As March and Women’s History Month wrap up, I’ve been pleasantly distracted by the birdsong outside my window, the patter of rain that passed over our desert city last night, and the many spring flowers bursting from the ground. With National Poetry Month coming next week, I’m compelled to think in poetic terms.

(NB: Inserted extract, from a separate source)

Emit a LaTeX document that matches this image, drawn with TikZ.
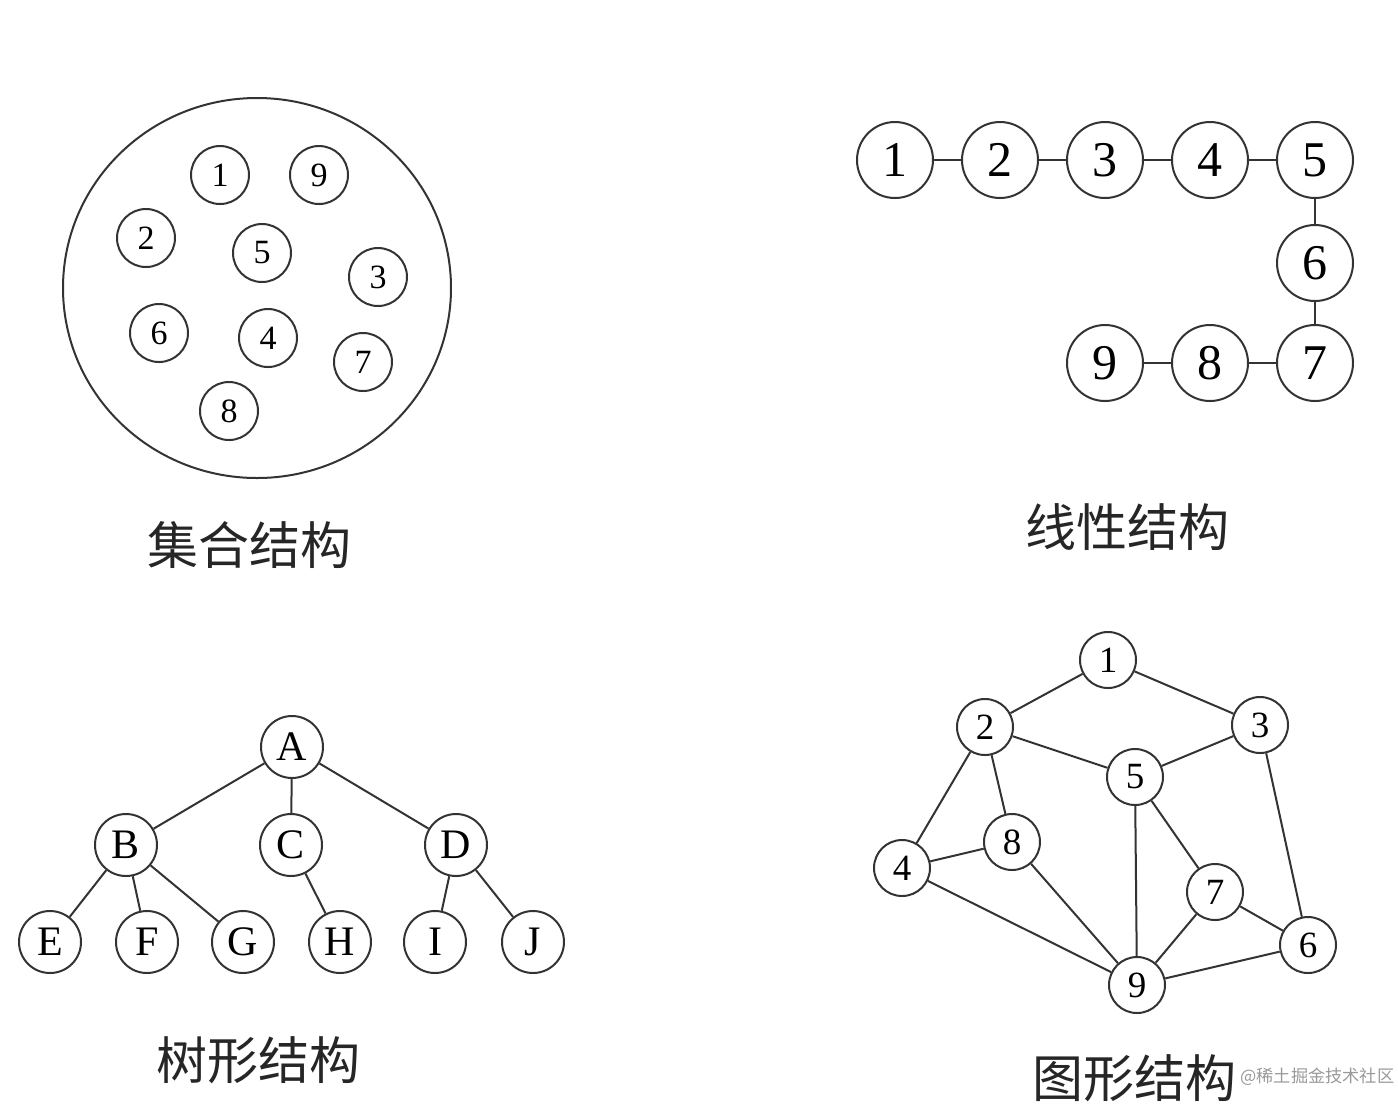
\documentclass[tikz,border=0pt]{standalone}
\usepackage{fontspec}
\usetikzlibrary{shapes.geometric}
\setmainfont{Liberation Serif}
\newfontfamily\cjk{Noto Sans CJK SC}
\begin{document}
\begin{tikzpicture}[x=0.5pt,y=-0.5pt,
  ln/.style={line width=1pt,draw=black!80},
  setc/.style={circle,ln,inner sep=0pt,minimum size=29pt,font=\fontsize{17}{17}\selectfont},
  linc/.style={circle,ln,inner sep=0pt,minimum size=38pt,font=\fontsize{25}{25}\selectfont},
  treec/.style={circle,ln,inner sep=0pt,minimum size=31pt,font=\fontsize{21}{21}\selectfont},
  grc/.style={circle,ln,inner sep=0pt,minimum size=28pt,font=\fontsize{18.5}{18.5}\selectfont},
  captext/.style={font=\cjk\fontsize{25.5}{25.5}\selectfont,text=black!85},
  link/.style={ln}]
\useasboundingbox (0,0) rectangle (1398,1116);
% ---- set structure
\node[ellipse,ln,minimum width=194pt,minimum height=190pt,inner sep=0pt] (big) at (257,288) {};
\node[setc] (s1) at (220,175) {1};
\node[setc] (s9) at (319,175) {9};
\node[setc] (s2) at (146,238) {2};
\node[setc] (s5) at (262,253) {5};
\node[setc] (s3) at (378,277) {3};
\node[setc] (s6) at (159,333) {6};
\node[setc] (s4) at (268,338) {4};
\node[setc] (s7) at (363,362) {7};
\node[setc] (s8) at (229,411) {8};
\node[captext] (capset) at (249,545) {集合结构};
% ---- linear structure
\node[linc] (l1) at (895,160) {1};
\node[linc] (l2) at (1000,160) {2};
\node[linc] (l3) at (1105,160) {3};
\node[linc] (l4) at (1210,160) {4};
\node[linc] (l5) at (1315,160) {5};
\node[linc] (l6) at (1315,263) {6};
\node[linc] (l7) at (1315,363) {7};
\node[linc] (l8) at (1210,363) {8};
\node[linc] (l9) at (1105,363) {9};
\foreach \a/\b in {l1/l2,l2/l3,l3/l4,l4/l5,l5/l6,l6/l7,l7/l8,l8/l9}
  \draw[link] (\a) -- (\b);
\node[captext] (caplin) at (1127,527) {线性结构};
% ---- tree structure
\node[treec] (A) at (292,747) {A};
\node[treec] (B) at (126,845) {B};
\node[treec] (C) at (291,845) {C};
\node[treec] (D) at (456,845) {D};
\node[treec] (E) at (50,942) {E};
\node[treec] (F) at (147,942) {F};
\node[treec] (G) at (243,942) {G};
\node[treec] (H) at (340,942) {H};
\node[treec] (I) at (435,942) {I};
\node[treec] (J) at (533,942) {J};
\foreach \a/\b in {A/B,A/C,A/D,B/E,B/F,B/G,C/H,D/I,D/J}
  \draw[link] (\a) -- (\b);
\node[captext] (captree) at (258,1060) {树形结构};
% ---- graph structure
\node[grc] (g1) at (1108,660) {1};
\node[grc] (g2) at (985,727) {2};
\node[grc] (g3) at (1260,725) {3};
\node[grc] (g5) at (1135,777) {5};
\node[grc] (g8) at (1012,842) {8};
\node[grc] (g4) at (902,868) {4};
\node[grc] (g7) at (1215,892) {7};
\node[grc] (g6) at (1308,945) {6};
\node[grc] (g9) at (1137,985) {9};
\foreach \a/\b in {g1/g2,g1/g3,g2/g5,g3/g5,g2/g4,g2/g8,g4/g8,g4/g9,g8/g9,g5/g9,g5/g7,g7/g9,g7/g6,g3/g6,g9/g6}
  \draw[link] (\a) -- (\b);
\node[captext] (capgr) at (1134,1078) {图形结构};
% ---- watermark
\node[font=\cjk\fontsize{8.6}{8.6}\selectfont,text=black!40,anchor=west,inner sep=0pt] (wm) at (1240,1077) {@稀土掘金技术社区};
\end{tikzpicture}
\end{document}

This piece from Neruda seems appropriate:

La Primavera

El pájaro ha venido
a dar la luz:
de cada trino suyo
nace el agua.

Y entre agua y luz que el aire desarrollan
ya está la primavera inaugurada,
ya sabe la semilla que ha crecido,
la raíz se retrata en la corola,
se abren por fin los párpados del polen.

Todo lo hizo un pájaro sencillo
desde una rama verde.


The Spring

The bird has come
to give us light:
from each of its trills
water is born.

Between water and light, air unfolds.
Now the spring’s inaugurated.
The seed knows that it has grown
the root pictures the flower
and the pollen’s eyelids finally open.

All this done by a simple bird
on a green branch.

Here at Vamos a Leer we’re heartily embracing the sentiment of spring and poetry. In the coming weeks, we’ll share resources that highlight both, from children’s books that look at the natural world in a variety of ways to poetry for younger and older readers alike.

We hope you enjoy our findings as much we’ve enjoyed discovering them.